Over the whole summit, I shipped new versions of twelve modules: Capture::Tiny, Data::GUID::Any, DateTime::Tiny, Dist::Zilla::Plugin::BumpVersionAfterRelease, Dist::Zilla::Plugin::OSPrereqs, HTTP::Tiny::UA, Session::Storage::Secure, TAP::Harness::Restricted, Task::BeLike::DAGOLDEN, Tie::Handle::Offset, Time::Tiny, and Types::Path::Tiny.

Closing thoughts and thanks

I hadn’t been to a toolchain summit in a couple years and being back was a great reminder of why it’s so valuable, both to the community and to me personally.

For the community, having so many high-caliber people able to spend dedicated time on the infrastructure of Perl is a hugely effective way of getting things done and making the most of volunteer time. Having the right people in the room means that almost no question is too obscure to get an answer from at least one of the attendees.

For big projects, like PAUSE or MetaCPAN, having the key developers face-to-face also helps with high-bandwidth discussions about change. Changing these sites is risky, and being able to talk and plan F2F means decisions happen much faster than on email and IRC the rest of the year.

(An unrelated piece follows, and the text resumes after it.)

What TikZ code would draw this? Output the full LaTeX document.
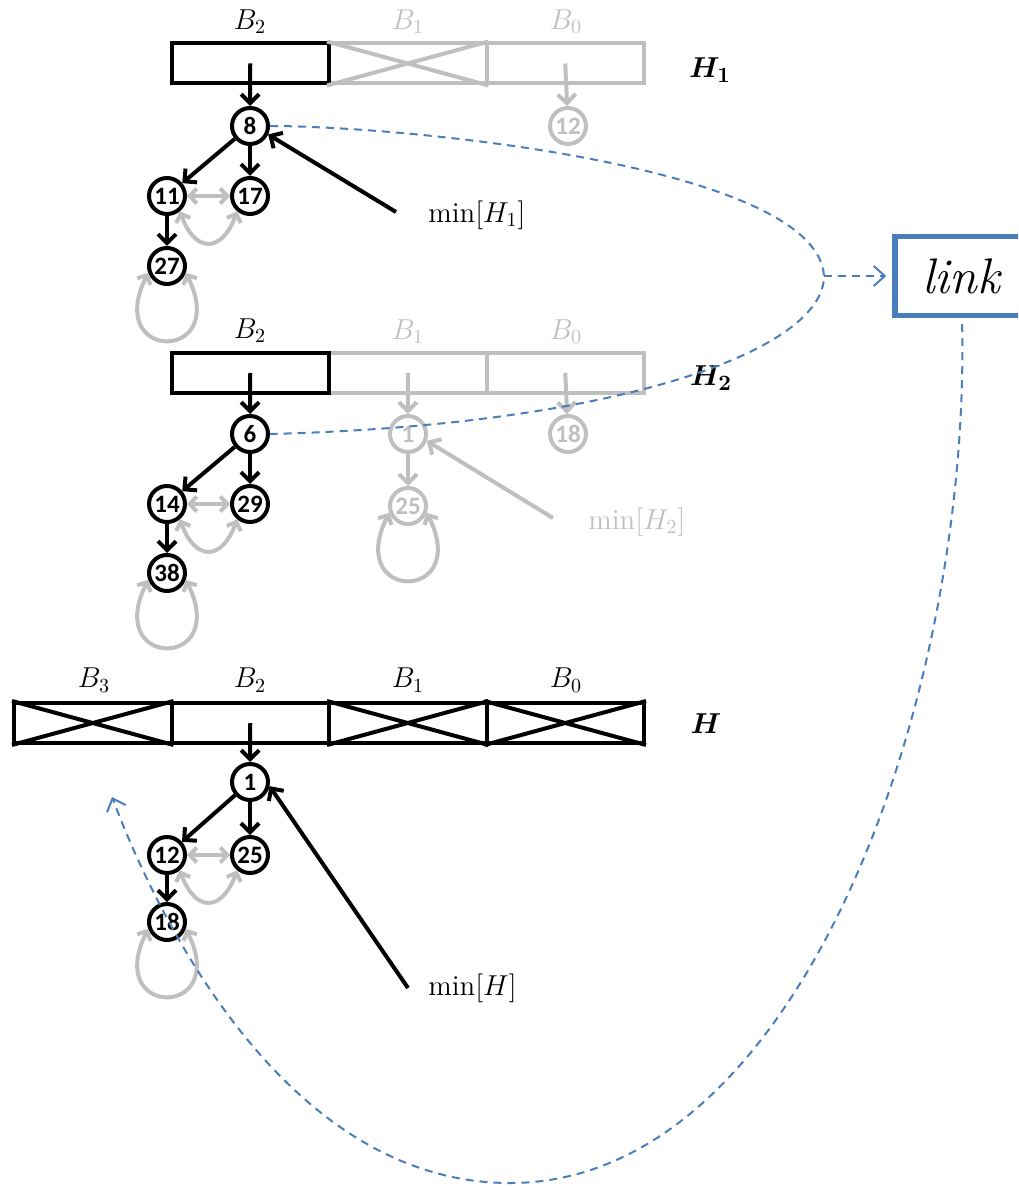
\documentclass[tikz,border=0pt]{standalone}
\usepackage{fontspec}
\usepackage{bm}
\usetikzlibrary{arrows.meta}
\newfontfamily\numfont{Carlito}
\definecolor{lgray}{HTML}{BFBFBF}
\definecolor{lblue}{HTML}{4A7EBB}
\tikzset{
    hnode/.style={circle,draw,line width=2pt,minimum size=18pt,inner sep=0pt,
        font=\numfont\bfseries\fontsize{12.5}{14}\selectfont},
    ghnode/.style={hnode,draw=lgray,text=lgray},
    ptr/.style={line width=2pt,-{Straight Barb[length=4.5pt,width=9pt]}},
    gptr/.style={ptr,draw=lgray},
    sib/.style={line width=2pt,lgray,
        {Straight Barb[length=3.5pt,width=7.5pt]}-{Straight Barb[length=3.5pt,width=7.5pt]}},
    cell/.style={rectangle,draw,line width=2pt,minimum width=78.75pt,minimum height=20pt,inner sep=0pt},
    gcell/.style={cell,draw=lgray},
    lbl/.style={inner sep=0pt,font=\fontsize{14.4}{17}\selectfont},
    hlbl/.style={inner sep=0pt,font=\fontsize{15}{18}\selectfont},
    linkbox/.style={draw=lblue,line width=2.75pt,minimum width=67pt,minimum height=39.5pt,
        font=\fontsize{25}{29}\selectfont},
    bref/.style={lblue,line width=1pt,dash pattern=on 4pt off 3pt},
    bhead/.style={-{Straight Barb[length=5.5pt,width=10pt]}}
}
\begin{document}
\begin{tikzpicture}[x=0.5pt,y=-0.5pt]
    \clip (0,0) rectangle (1018,1186);

    % Montículo H_1
    \node[gcell] (a1) at (407.75,63.5) {};
    \node[gcell] (a0) at (565.25,63.5) {};
    \node[cell] (a2) at (250.25,63.5) {};
    \draw[lgray,line width=2pt] (a1.north west) -- (a1.south east) (a1.south west) -- (a1.north east);
    \node[lbl] (la2) at (250,22) {$B_2$};
    \node[lbl,text=lgray] (la1) at (408,22) {$B_1$};
    \node[lbl,text=lgray] (la0) at (566,22) {$B_0$};
    \node[hlbl] (h1) at (710,70) {$\bm{H_1}$};

    \node[hnode] (n8) at (250,126) {8};
    \node[ghnode] (n12a) at (568,126) {12};
    \node[hnode] (n11) at (167,196) {11};
    \node[hnode] (n17) at (250,196) {17};
    \node[hnode] (n27) at (167,266) {27};
    \draw[ptr] (a2.center) -- (n8);
    \draw[gptr] (a0.center) -- (n12a);
    \draw[ptr] (n8) -- (n11);
    \draw[ptr] (n8) -- (n17);
    \draw[ptr] (n11) -- (n27);
    \draw[sib] (n11) -- (n17);
    \draw[sib] (n11.-50) to[out=-70,in=-110,looseness=2] (n17.-130);
    \draw[sib] (n27.200) .. controls +(-45,90) and +(45,90) .. (n27.340);

    \node[lbl,anchor=west] (m1) at (428,215) {$\min[H_1]$};
    \coordinate (t1) at (396,212);
    \draw[ptr] (t1) -- (n8.-25);

    % Montículo H_2
    \node[gcell] (b1) at (407.75,373) {};
    \node[gcell] (b0) at (565.25,373) {};
    \node[cell] (b2) at (250.25,373) {};
    \node[lbl] (lb2) at (250,331) {$B_2$};
    \node[lbl,text=lgray] (lb1) at (408,332) {$B_1$};
    \node[lbl,text=lgray] (lb0) at (566,332) {$B_0$};
    \node[hlbl] (h2) at (711,378) {$\bm{H_2}$};

    \node[hnode] (n6) at (250,434) {6};
    \node[ghnode] (n1a) at (408,434) {1};
    \node[ghnode] (n18a) at (568,434) {18};
    \node[hnode] (n14) at (167,504) {14};
    \node[hnode] (n29) at (250,504) {29};
    \node[hnode] (n38) at (167,573) {38};
    \node[ghnode] (n25a) at (408,506) {25};
    \draw[ptr] (b2.center) -- (n6);
    \draw[gptr] (b1.center) -- (n1a);
    \draw[gptr] (b0.center) -- (n18a);
    \draw[ptr] (n6) -- (n14);
    \draw[ptr] (n6) -- (n29);
    \draw[ptr] (n14) -- (n38);
    \draw[gptr] (n1a) -- (n25a);
    \draw[sib] (n14) -- (n29);
    \draw[sib] (n14.-50) to[out=-70,in=-110,looseness=2] (n29.-130);
    \draw[sib] (n38.200) .. controls +(-45,90) and +(45,90) .. (n38.340);
    \draw[sib] (n25a.200) .. controls +(-45,90) and +(45,90) .. (n25a.340);

    \node[lbl,anchor=west,text=lgray] (m2) at (588,522) {$\min[H_2]$};
    \coordinate (t2) at (553,518);
    \draw[gptr] (t2) -- (n1a.-20);

    % Montículo H
    \node[cell] (c3) at (92.75,723) {};
    \node[cell] (c2) at (250.25,723) {};
    \node[cell] (c1) at (407.75,723) {};
    \node[cell] (c0) at (565.25,723) {};
    \draw[line width=2pt] (c3.north west) -- (c3.south east) (c3.south west) -- (c3.north east);
    \draw[line width=2pt] (c1.north west) -- (c1.south east) (c1.south west) -- (c1.north east);
    \draw[line width=2pt] (c0.north west) -- (c0.south east) (c0.south west) -- (c0.north east);
    \node[lbl] (lc3) at (94,680) {$B_3$};
    \node[lbl] (lc2) at (250,680) {$B_2$};
    \node[lbl] (lc1) at (408,680) {$B_1$};
    \node[lbl] (lc0) at (566,680) {$B_0$};
    \node[hlbl] (h0) at (706,724) {$\bm{H}$};

    \node[hnode] (n1) at (250,782) {1};
    \node[hnode] (n12) at (167,855) {12};
    \node[hnode] (n25) at (250,855) {25};
    \node[hnode] (n18) at (167,922) {18};
    \draw[ptr] (c2.center) -- (n1);
    \draw[ptr] (n1) -- (n12);
    \draw[ptr] (n1) -- (n25);
    \draw[ptr] (n12) -- (n18);
    \draw[sib] (n12) -- (n25);
    \draw[sib] (n12.-50) to[out=-70,in=-110,looseness=2] (n25.-130);
    \draw[sib] (n18.200) .. controls +(-45,90) and +(45,90) .. (n18.340);

    \node[lbl,anchor=west] (m0) at (428,988) {$\min[H]$};
    \coordinate (t3) at (408,988);
    \draw[ptr] (t3) -- (n1.-12);

    % Operación link
    \node[linkbox] (lnk) at (962,276) {\textit{link}};
    \coordinate (jn) at (824,276);
    \coordinate (lend) at (112,797);
    \draw[bref] (n8.east) .. controls (400,126) and (817,165) .. (jn)
        .. controls (824,350) and (620,425) .. (n6.east);
    \draw[bref,bhead,shorten >=3pt] (jn) -- (lnk.west);
    \draw[bref,bhead,shorten <=3pt] (lnk.south) .. controls (970,700) and (800,1183) .. (510,1183)
        .. controls (300,1183) and (170,950) .. (lend);
\end{tikzpicture}
\end{document}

For me, personally, I felt much more energized about the Perl ecosystem and came out of the summit with renewed interest in contributing to the modernization of PAUSE.

Such a wonderful event would be impossible without help of the organizers and the support of the Perl Toolchain Sponsors. Thank you very much to Salve, Stig, Philippe, Laurent, Neil, and NUUG Foundation, Teknologihuset, Booking.com, cPanel, FastMail, Elastic, ZipRecruiter, MaxMind, MongoDB, SureVoIP, Campus Explorer, Bytemark, Infinity Interactive, OpusVL, Eligo, Perl Services, and Oetiker+Partner.